Many had never talked about what they saw happen to their neighbors, shopkeepers, classmates and others who were rounded up, massacred and dumped into mass graves.

While stories of such atrocities were known, the details of what happened and where had been unspoken, said Desbois.

"Most people thought it was a smaller group," said Desbois, president of Yahad-In Unum, a Paris-based organization dedicated to documenting these unmarked massacre sites.

"And the killers could be anyone — soldiers, a farmer, a woman," he added.

Desbois explained how he and his team would enter a village and search for witnesses to atrocities committed 70 years ago. Many described a common pattern in the Soviet nations. The night before the massacre, the Jewish quarter would be surrounded by local police. Girls were raped, valuables stolen. The next day the Jews — often told they were being deported — would be marched ostensibly to the train station. But a mass grave would be dug nearby, and they be systematically slaughtered.

Their homes were then raided, the contents stolen or auctioned off. All signs of Jewish life — gone. It was a scene repeated thousands of times, across thousands of miles.

Many mass graves

The grave site prayers witnessed by Buslovich as a child showed how common the massacres were. She recalled going to different places with her family, depending on the anniversary dates of the killings being marked.

The mass graves weren't just in ravines and woods. Desbois has found them in farm fields, under houses, even under a woman's tomato garden.

"I tell them, 'Finally, we've found you,' " he said.

Curious about Desbois' investigations, Buslovich visited the website of Yahad-In Unum, which has an interactive map of massacre sites. A dot appears next to the city of Vilnius, where she grew up. Readers can click on it and learn of three massacre sites in the region, and view eyewitness accounts.

The parents of her husband, Joseph Buslovich, were from the towns of Berezino and Mogilev in Belarus, which are also on the map. He, too, is eager to learn more.

How many other Minnesota Jewish families can trace their family members back to these unmarked graves is unknown. But for many, it will be the first chance to get details of what happened to them.

Buslovich, who grew up in what was then Leningrad after his parents left Belarus, said everyone knew what had happened to the vanished Jews, but nobody would talk about it.

"It was a hidden subject," he said. "They didn't even mark the places."

Desbois stressed that genocide is not a thing of the past, saying it is happening right now to the Yazidi people, a religious and ethnic minority being systematically wiped out by ISIL militants in Iraq.
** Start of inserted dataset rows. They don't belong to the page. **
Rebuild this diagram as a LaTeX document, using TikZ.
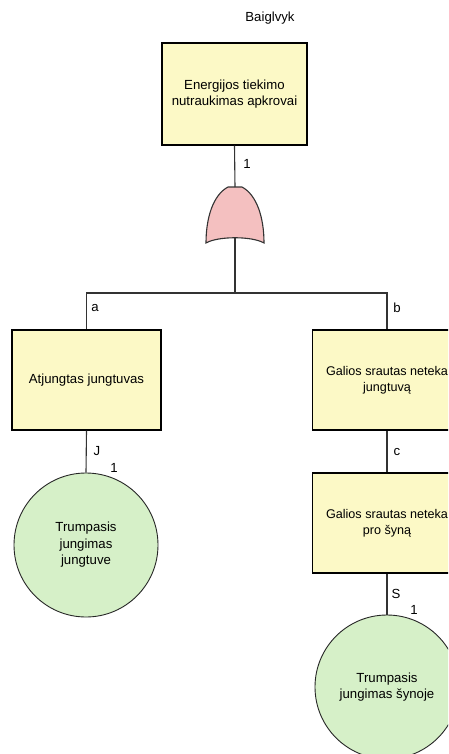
\documentclass[tikz,border=0pt]{standalone}
\usepackage{fontspec}
\setmainfont{Liberation Sans}
\definecolor{boxfill}{RGB}{252,249,198}
\definecolor{circfill}{RGB}{214,240,200}
\definecolor{gatefill}{RGB}{244,192,192}
\begin{document}
\begin{tikzpicture}[x=1pt,y=-1pt,
  every node/.style={font=\fontsize{13.2}{16.5}\selectfont},
  event/.style={draw=black, line width=1.4pt, fill=boxfill, minimum width=149pt,
    minimum height=100pt, align=center, inner sep=2pt},
  edgeevent/.style={event, font=\fontsize{12.6}{16.5}\selectfont},
  basic/.style={circle, draw=black!85, line width=0.9pt, fill=circfill,
    minimum size=144pt, align=center, inner sep=0pt},
  wire/.style={draw=black!80, line width=1.1pt},
  gatestyle/.style={draw=black!80, line width=1.1pt, fill=gatefill},
  lbl/.style={inner sep=0pt}
]
\useasboundingbox (0,0) rectangle (448,754);
\clip (0,0) rectangle (448,754);

% top event
\node[lbl] (title) at (270,18) {Baiglvyk};
\node[event, minimum width=145pt, minimum height=102pt] (top) at (234.5,94)
  {Energijos tiekimo\\nutraukimas apkrovai};

% OR gate
\coordinate (gtop) at (235,187);
\coordinate (gbot) at (235,237);
\draw[gatestyle] (206,243) .. controls (206,218) and (213,195) .. (228,187)
  -- (242,187) .. controls (257,195) and (264,218) .. (264,243)
  .. controls (252,236) and (218,236) .. (206,243) -- cycle;
\node[lbl] (g1) at (247,164) {1};

% intermediate events
\node[event] (lbox) at (86.5,380) {Atjungtas jungtuvas};
\node[edgeevent] (rbox) at (387,380) {Galios srautas neteka\\jungtuvą};
\node[edgeevent] (mbox) at (387,523) {Galios srautas neteka\\pro šyną};

% basic events
\node[basic] (lcirc) at (86,545) {Trumpasis\\jungimas\\jungtuve};
\node[basic] (rcirc) at (387,687) {Trumpasis\\jungimas šynoje};

% connectors
\coordinate (bus) at (235,293);
\draw[wire] (top.south) -- (gtop);
\draw[wire] (gbot) -- (bus);
\draw[wire] (lbox.north) |- (bus) -| (rbox.north);
\draw[wire] (lbox.south) -- (lcirc.north);
\draw[wire] (rbox.south) -- (mbox.north);
\draw[wire] (mbox.south) -- (rcirc.north);

% connector labels
\node[lbl] (la) at (95,308) {a};
\node[lbl] (lb) at (397,308) {b};
\node[lbl] (lJ) at (97,451) {J};
\node[lbl] (lJ1) at (114,468) {1};
\node[lbl] (lc) at (397,452) {c};
\node[lbl] (lS) at (396,594) {S};
\node[lbl] (lS1) at (414,610) {1};
\end{tikzpicture}
\end{document}
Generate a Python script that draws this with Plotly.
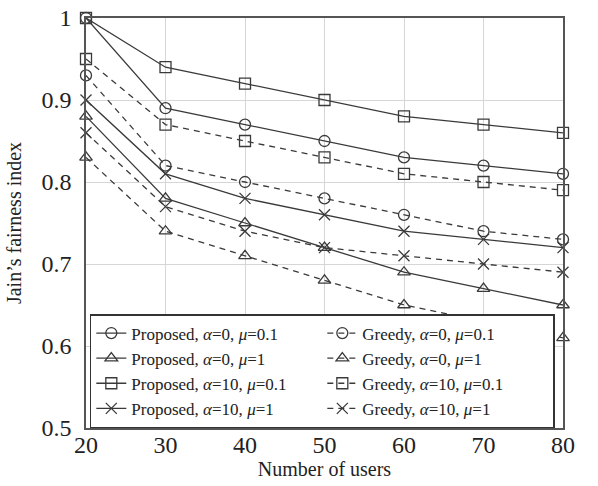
import plotly.graph_objects as go

users = [20, 30, 40, 50, 60, 70, 80]

prop_a0_mu01 = [1.00, 0.89, 0.87, 0.85, 0.83, 0.82, 0.81]
greedy_a0_mu01 = [0.93, 0.82, 0.80, 0.78, 0.76, 0.74, 0.73]
prop_a0_mu1 = [0.88, 0.78, 0.75, 0.72, 0.69, 0.67, 0.65]
greedy_a0_mu1 = [0.83, 0.74, 0.71, 0.68, 0.65, 0.63, 0.61]
prop_a10_mu01 = [1.00, 0.94, 0.92, 0.90, 0.88, 0.87, 0.86]
greedy_a10_mu01 = [0.95, 0.87, 0.85, 0.83, 0.81, 0.80, 0.79]
prop_a10_mu1 = [0.90, 0.81, 0.78, 0.76, 0.74, 0.73, 0.72]
greedy_a10_mu1 = [0.86, 0.77, 0.74, 0.72, 0.71, 0.70, 0.69]

y_ticks = [0.5, 0.6, 0.7, 0.8, 0.9, 1.0]
y_tick_text = ["0.5", "0.6", "0.7", "0.8", "0.9", "1"]
x_ticks = [20, 30, 40, 50, 60, 70, 80]

series = [
    ("Proposed, <i>α</i>=0, <i>μ</i>=0.1", prop_a0_mu01, "circle-open", "solid"),
    ("Greedy, <i>α</i>=0, <i>μ</i>=0.1", greedy_a0_mu01, "circle-open", "dash"),
    ("Proposed, <i>α</i>=0, <i>μ</i>=1", prop_a0_mu1, "triangle-up-open", "solid"),
    ("Greedy, <i>α</i>=0, <i>μ</i>=1", greedy_a0_mu1, "triangle-up-open", "dash"),
    ("Proposed, <i>α</i>=10, <i>μ</i>=0.1", prop_a10_mu01, "square-open", "solid"),
    ("Greedy, <i>α</i>=10, <i>μ</i>=0.1", greedy_a10_mu01, "square-open", "dash"),
    ("Proposed, <i>α</i>=10, <i>μ</i>=1", prop_a10_mu1, "x-thin-open", "solid"),
    ("Greedy, <i>α</i>=10, <i>μ</i>=1", greedy_a10_mu1, "x-thin-open", "dash"),
]

col = "#3a3a3a"
fig = go.Figure()
for name, ys, sym, dash in series:
    fig.add_trace(go.Scatter(
        x=users, y=ys, name=name, mode="lines+markers",
        line=dict(color=col, width=1.3, dash="6px,5px" if dash == "dash" else "solid"),
        marker=dict(symbol=sym, size=11, color=col, line=dict(color=col, width=1.3)),
        cliponaxis=False,
    ))

font = "Liberation Serif, Times New Roman, serif"
fig.update_layout(
    width=598, height=486,
    margin=dict(l=86, r=35, t=18, b=58),
    paper_bgcolor="white", plot_bgcolor="white",
    font=dict(family=font, color="#222"),
    showlegend=True,
    legend=dict(
        orientation="h", x=0.008, y=0.0, xanchor="left", yanchor="bottom",
        entrywidth=186, entrywidthmode="pixels",
        bordercolor="#333", borderwidth=1.5, bgcolor="white",
        font=dict(family=font, size=17, color="#222"),
        tracegroupgap=0, itemwidth=30,
    ),
    xaxis=dict(
        range=[20, 80], tickvals=x_ticks, showgrid=True, gridcolor="#d6d6d6", gridwidth=1.2,
        showline=True, linecolor="#555", linewidth=1.5, mirror=True, zeroline=False,
        ticks="", tickfont=dict(size=24, family=font, color="#222"),
        ticklabelstandoff=-6, automargin=False, ticklabeloverflow="allow",
        title=dict(text="Number of users", font=dict(size=20, family=font, color="#222"), standoff=4),
    ),
    yaxis=dict(
        range=[0.5, 1.0], tickvals=y_ticks, ticktext=y_tick_text, showgrid=True,
        gridcolor="#d6d6d6", gridwidth=1.2,
        showline=True, linecolor="#555", linewidth=1.5, mirror=True, zeroline=False,
        ticks="", tickfont=dict(size=24, family=font, color="#222"),
        ticklabelstandoff=8, automargin=False, ticklabeloverflow="allow",
        title=dict(text="Jain’s fairness index", font=dict(size=20, family=font, color="#222"), standoff=14),
    ),
)

# remove the browser's default 8px body margin so the figure fills the window exactly
fig.write_html("out.html", config={"displayModeBar": False},
               post_script="document.body.style.margin='0';")
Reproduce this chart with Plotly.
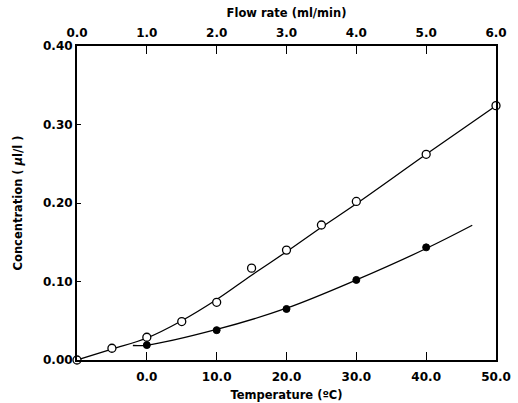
import plotly.graph_objects as go

# Open circles: concentration vs flow rate (top axis)
flow_rate = [0.0, 0.5, 1.0, 1.5, 2.0, 2.5, 3.0, 3.5, 4.0, 5.0, 6.0]
conc_flow = [0.000, 0.015, 0.029, 0.049, 0.0735, 0.117, 0.140, 0.172, 0.202, 0.262, 0.324]
# hand-drawn smooth curve through the open circles
flow_curve_x = [0.0, 0.5, 1.0, 1.5, 2.0, 2.5, 3.0, 3.5, 4.0, 5.0, 6.0]
flow_curve_y = [0.000, 0.014, 0.028, 0.050, 0.077, 0.108, 0.138, 0.169, 0.199, 0.262, 0.324]

# Filled circles: concentration vs temperature (bottom axis)
temperature = [0.0, 10.0, 20.0, 30.0, 40.0]
conc_temp = [0.019, 0.038, 0.065, 0.102, 0.1435]
temp_curve_x = [-2.0, 0.0, 10.0, 20.0, 30.0, 40.0, 46.6]
temp_curve_y = [0.0185, 0.019, 0.039, 0.066, 0.102, 0.142, 0.1716]

temp_ticks = [0, 10, 20, 30, 40, 50]
temp_labels = ["0.0", "10.0", "20.0", "30.0", "40.0", "50.0"]
flow_ticks = [0, 1, 2, 3, 4, 5, 6]
flow_labels = ["0.0", "1.0", "2.0", "3.0", "4.0", "5.0", "6.0"]
conc_ticks = [0.0, 0.1, 0.2, 0.3, 0.4]
conc_labels = ["0.00", "0.10", "0.20", "0.30", "0.40"]

FONT = "DejaVu Sans, Verdana, sans-serif"
tickfont = dict(family=FONT, size=12, color="black", weight="bold")
titlefont = dict(family=FONT, size=11.5, color="black", weight="bold")

fig = go.Figure()
fig.add_trace(go.Scatter(x=temp_curve_x, y=temp_curve_y, mode="lines",
                         line=dict(color="black", width=1.3, shape="spline"),
                         xaxis="x", yaxis="y", showlegend=False, hoverinfo="skip"))
fig.add_trace(go.Scatter(x=flow_curve_x, y=flow_curve_y, mode="lines",
                         line=dict(color="black", width=1.3, shape="spline"),
                         xaxis="x2", yaxis="y", showlegend=False, hoverinfo="skip"))
fig.add_trace(go.Scatter(x=temperature, y=conc_temp, mode="markers",
                         marker=dict(symbol="circle", size=7, color="black",
                                     line=dict(color="black", width=1)),
                         xaxis="x", yaxis="y", showlegend=False))
fig.add_trace(go.Scatter(x=flow_rate, y=conc_flow, mode="markers",
                         marker=dict(symbol="circle", size=8, color="white",
                                     line=dict(color="black", width=1.3)),
                         xaxis="x2", yaxis="y", showlegend=False, cliponaxis=False))

fig.update_layout(
    width=518, height=403,
    margin=dict(l=77, r=22, t=46, b=43),
    paper_bgcolor="white", plot_bgcolor="white",
    xaxis=dict(range=[-10, 50], tickvals=temp_ticks, ticktext=temp_labels,
               ticks="inside", ticklen=8, tickwidth=1.3, tickcolor="black",
               showline=True, linecolor="black", linewidth=2, automargin=False,
               showgrid=False, zeroline=False, tickfont=tickfont, ticklabelstandoff=5,
               title=dict(text="Temperature (ºC)", standoff=8, font=titlefont)),
    xaxis2=dict(range=[0, 6], tickvals=flow_ticks, ticktext=flow_labels,
                overlaying="x", side="top", automargin=False,
                ticks="inside", ticklen=8, tickwidth=1.3, tickcolor="black",
                showline=True, linecolor="black", linewidth=1.5,
                showgrid=False, zeroline=False, tickfont=tickfont, ticklabelstandoff=2,
                title=dict(text="Flow rate (ml/min)", standoff=6, font=titlefont)),
    yaxis=dict(range=[0, 0.4], tickvals=conc_ticks, ticktext=conc_labels,
               ticks="inside", ticklen=4, tickwidth=1.3, tickcolor="black",
               showline=True, linecolor="black", linewidth=2, mirror=True, automargin=False,
               showgrid=False, zeroline=False, tickfont=tickfont, ticklabelstandoff=0,
               title=dict(text="Concentration ( <i>μ</i>l/l )", standoff=18, font=titlefont)),
)

fig.write_html("out.html")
He described genocide as a slaughter in which killers never think, 'This woman is too old. That baby is too young." Everyone is killed.

Desbois' visit was sponsored by the Jewish Community Relations Council of Minnesota and the Dakotas.

"People knew the existence of the German brigades who machine-gunned hundreds of thousands of people," said Steve Hunegs, the council's executive director. "Until this research, there was not much known how it came to pass. … [Desbois] has transformed abstraction into reality."